Menjemput Cinta di Pulau Penyengat
Moncong dua buah meriam perang itu menatap lautan dalam diam. Di sudut Benteng Bukit Kursi, mereka teronggok kesepian. Ratusan tahun lalu, dalam kesunyian, mereka bersiap memuntahkan bola-bola baja ke arah kapal-kapal musuh di lautan biru. Pun begitu denganku. Berdiri menatap laut ingin memuntahkan suatu niat yang sudah kususun rapi, tapi mulutku kelu. Dan kau, duduk dengan manisnya di alas meriam, seperti menunggu sesuatu, tersipu saat tatapan mata kita bertemu. Ah, kau pasti ingat hari itu, setahun lalu.
Kau membawaku ke Pulau Penyengat di hari ketigaku berada di Bintan. Menumpang perahu pompong berukuran kecil pagi itu, kita bertolak menuju Penyengat dari Tanjungpinang. Saat itu musim angin utara, ombak kurang bersahabat dengan kita. Aku yang tak terbiasa berperahu, seketika pucat pasi. Duduk berdekatan denganmu, menambah gugup diriku. Saat perahu mulai bergerak, semua mata terpaku pada bangunan berwarna kuning yang kokoh berdiri di kejauhan. Bangunan bersejarah Masjid Raya Sultan Riau di Pulau Penyengat terlihat ramah menyapa kita pagi itu.
Kabarnya pulau ini adalah sebuah mahar perkawinan yang diberikan oleh penguasa Kerajaan Riau-Lingga, Sultan Mahmud III, kepada Engku Puteri yang memiliki nama lahir Raja Hamidah, putri dari Yang Dipertuan Muda Raja Haji. Saat itu pergolakan politik antar Melayu dan Bugis sedang panas saling berebut kekuasaan dalam memimpin Kerajaan Riau-Lingga. Selama 8 tahun kedua pihak ini berperang. Sampai akhirnya, bulan kesembilan tahun 1803, disepakatilah sebuah Perdamaian Kuala Bulang. Sebuah kesepakatan politik yang membuat Sultan Mahmud, sebagai sosok keturunan Melayu yang berkuasa menikahi Raja Hamidah —sosok keturunan Bugis, dan penerus Raja Hasi Fisabilillah—. Tujuannya tak lain adalah untuk meluluhkan perseteruan Melayu dan Bugis. Dalam kehidupan sehari-hari dan politik.

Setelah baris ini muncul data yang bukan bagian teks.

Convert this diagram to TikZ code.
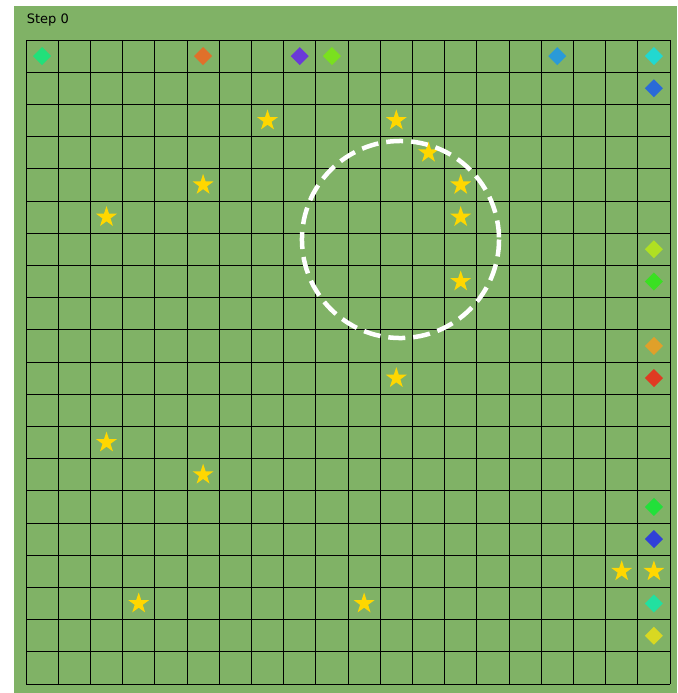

Ah, kau pasti lebih tahu dari aku tentang sejarah ini. Sudah setengah dasawarsa lebih kau hidup di Negeri Segantang Lada. Sedangkan aku, baru tiga hari di sini. Aku pernah berkisah padamu, alasanku menempuh jarak ribuan kilometer. Ingatkah kau? Ya, alasanku kala itu adalah untuk memantapkan hati. Memantapkan hatiku untuk memilihmu. Kau pasti sudah bisa menebak.
Berdua kita mengayuh kereta angin beriringan berkeliling pulau yang hanya seluas 187 hektar itu. Tergelitik aku tentang asal mula nama Penyengat di pulau ini. Tak jauh dari Masjid Raya, kutemukan sebuah papan kayu bertuliskan riwayat Pulau Penyengat. Konon, pulau mungil yang terletak di muara Sungai Riau ini sudah dikenal lama oleh para pelaut berabad-abad lampau. Kebanyakan dari mereka singgah di pulau ini untuk mengambil persediaan air tawar. Nama penyengat mencuat tatkala ada pelaut yang sedang singgah di pulau ini menjadi korban sengatan serangga semacam lebah. Awal abad 19, Pulau Penyengat dijadikan sebagai pusat pemerintahan Kerajaan Riau Lingga. Sejak saat itu, peranan pulau bernama lengkap Pulau Penyengat Indera Sakti sebagai pusat pemerintahan, adat istiadat, agama islam, dan kebudayaan melayu pun lengkap sudah.
Kita bercengkerama semakin akrab sambil tetap mengayuh kereta angin. Aku ingat sekali saat itu ban sepeda yang aku naiki kempes. Tapi tetap kukayuh paksa. Melewati bangunan-bangunan tua, rasanya suasana menjadi sedikit romantis. Itu yang kurasa, entah bagaimana dirimu. Masih ingat juga bukan saat kita harus melewati anak-anak tangga untuk menuju sebuah bangunan mirip istana berwarna kuning? Saat itu aku sok jadi pahlawan kesiangan mengangkat sepedamu menuju atas. Walaupun keringatku bercucuran, rasa di hatiku bahagia. Andai kau lihat wajahku saat menulis ini, semu merah pasti terlihat di antara bekas cukuran di wajahku.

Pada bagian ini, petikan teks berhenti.